** start Recorded data **

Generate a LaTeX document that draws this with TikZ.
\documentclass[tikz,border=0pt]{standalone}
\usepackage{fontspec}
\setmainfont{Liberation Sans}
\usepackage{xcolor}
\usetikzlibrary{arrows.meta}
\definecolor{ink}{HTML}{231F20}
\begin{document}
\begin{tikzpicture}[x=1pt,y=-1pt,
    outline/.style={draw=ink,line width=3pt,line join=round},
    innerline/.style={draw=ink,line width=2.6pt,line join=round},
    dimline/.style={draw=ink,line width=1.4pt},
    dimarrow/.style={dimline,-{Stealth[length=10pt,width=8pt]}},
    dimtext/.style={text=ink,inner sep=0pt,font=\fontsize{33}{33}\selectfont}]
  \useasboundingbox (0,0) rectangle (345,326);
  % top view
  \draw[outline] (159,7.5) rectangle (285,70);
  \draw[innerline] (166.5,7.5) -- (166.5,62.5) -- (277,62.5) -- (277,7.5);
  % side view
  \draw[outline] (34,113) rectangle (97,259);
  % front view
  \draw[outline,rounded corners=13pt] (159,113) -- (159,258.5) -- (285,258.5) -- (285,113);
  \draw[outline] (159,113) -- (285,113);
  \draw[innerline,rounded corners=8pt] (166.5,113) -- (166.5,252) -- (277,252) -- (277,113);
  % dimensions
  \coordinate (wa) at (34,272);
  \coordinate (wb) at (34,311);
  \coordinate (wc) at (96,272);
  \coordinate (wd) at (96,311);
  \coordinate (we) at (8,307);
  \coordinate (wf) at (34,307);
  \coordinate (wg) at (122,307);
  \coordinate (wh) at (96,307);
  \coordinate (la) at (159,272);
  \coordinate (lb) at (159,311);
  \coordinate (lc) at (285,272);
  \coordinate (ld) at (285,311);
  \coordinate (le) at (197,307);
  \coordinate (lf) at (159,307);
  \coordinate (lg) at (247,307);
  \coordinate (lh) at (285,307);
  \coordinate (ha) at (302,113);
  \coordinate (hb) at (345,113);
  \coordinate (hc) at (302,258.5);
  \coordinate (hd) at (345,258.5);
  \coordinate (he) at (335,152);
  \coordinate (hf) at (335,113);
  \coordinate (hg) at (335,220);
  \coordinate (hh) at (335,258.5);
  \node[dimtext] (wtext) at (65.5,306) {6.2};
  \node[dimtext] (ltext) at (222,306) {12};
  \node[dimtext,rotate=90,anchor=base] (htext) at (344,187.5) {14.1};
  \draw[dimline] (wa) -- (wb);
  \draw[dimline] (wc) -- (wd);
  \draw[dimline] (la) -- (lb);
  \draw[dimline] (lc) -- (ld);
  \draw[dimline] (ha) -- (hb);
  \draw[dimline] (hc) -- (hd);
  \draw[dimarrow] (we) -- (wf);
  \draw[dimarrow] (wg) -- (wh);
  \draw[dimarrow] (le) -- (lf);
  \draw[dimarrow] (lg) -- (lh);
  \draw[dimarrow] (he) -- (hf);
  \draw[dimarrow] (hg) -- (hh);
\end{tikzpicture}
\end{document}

** end Recorded data **

**Task details**.
Recite the full listing above exactly.

**Full answer**.
Generate a LaTeX document that draws this with TikZ.
\documentclass[tikz,border=0pt]{standalone}
\usepackage{fontspec}
\setmainfont{Liberation Sans}
\usepackage{xcolor}
\usetikzlibrary{arrows.meta}
\definecolor{ink}{HTML}{231F20}
\begin{document}
\begin{tikzpicture}[x=1pt,y=-1pt,
    outline/.style={draw=ink,line width=3pt,line join=round},
    innerline/.style={draw=ink,line width=2.6pt,line join=round},
    dimline/.style={draw=ink,line width=1.4pt},
    dimarrow/.style={dimline,-{Stealth[length=10pt,width=8pt]}},
    dimtext/.style={text=ink,inner sep=0pt,font=\fontsize{33}{33}\selectfont}]
  \useasboundingbox (0,0) rectangle (345,326);
  % top view
  \draw[outline] (159,7.5) rectangle (285,70);
  \draw[innerline] (166.5,7.5) -- (166.5,62.5) -- (277,62.5) -- (277,7.5);
  % side view
  \draw[outline] (34,113) rectangle (97,259);
  % front view
  \draw[outline,rounded corners=13pt] (159,113) -- (159,258.5) -- (285,258.5) -- (285,113);
  \draw[outline] (159,113) -- (285,113);
  \draw[innerline,rounded corners=8pt] (166.5,113) -- (166.5,252) -- (277,252) -- (277,113);
  % dimensions
  \coordinate (wa) at (34,272);
  \coordinate (wb) at (34,311);
  \coordinate (wc) at (96,272);
  \coordinate (wd) at (96,311);
  \coordinate (we) at (8,307);
  \coordinate (wf) at (34,307);
  \coordinate (wg) at (122,307);
  \coordinate (wh) at (96,307);
  \coordinate (la) at (159,272);
  \coordinate (lb) at (159,311);
  \coordinate (lc) at (285,272);
  \coordinate (ld) at (285,311);
  \coordinate (le) at (197,307);
  \coordinate (lf) at (159,307);
  \coordinate (lg) at (247,307);
  \coordinate (lh) at (285,307);
  \coordinate (ha) at (302,113);
  \coordinate (hb) at (345,113);
  \coordinate (hc) at (302,258.5);
  \coordinate (hd) at (345,258.5);
  \coordinate (he) at (335,152);
  \coordinate (hf) at (335,113);
  \coordinate (hg) at (335,220);
  \coordinate (hh) at (335,258.5);
  \node[dimtext] (wtext) at (65.5,306) {6.2};
  \node[dimtext] (ltext) at (222,306) {12};
  \node[dimtext,rotate=90,anchor=base] (htext) at (344,187.5) {14.1};
  \draw[dimline] (wa) -- (wb);
  \draw[dimline] (wc) -- (wd);
  \draw[dimline] (la) -- (lb);
  \draw[dimline] (lc) -- (ld);
  \draw[dimline] (ha) -- (hb);
  \draw[dimline] (hc) -- (hd);
  \draw[dimarrow] (we) -- (wf);
  \draw[dimarrow] (wg) -- (wh);
  \draw[dimarrow] (le) -- (lf);
  \draw[dimarrow] (lg) -- (lh);
  \draw[dimarrow] (he) -- (hf);
  \draw[dimarrow] (hg) -- (hh);
\end{tikzpicture}
\end{document}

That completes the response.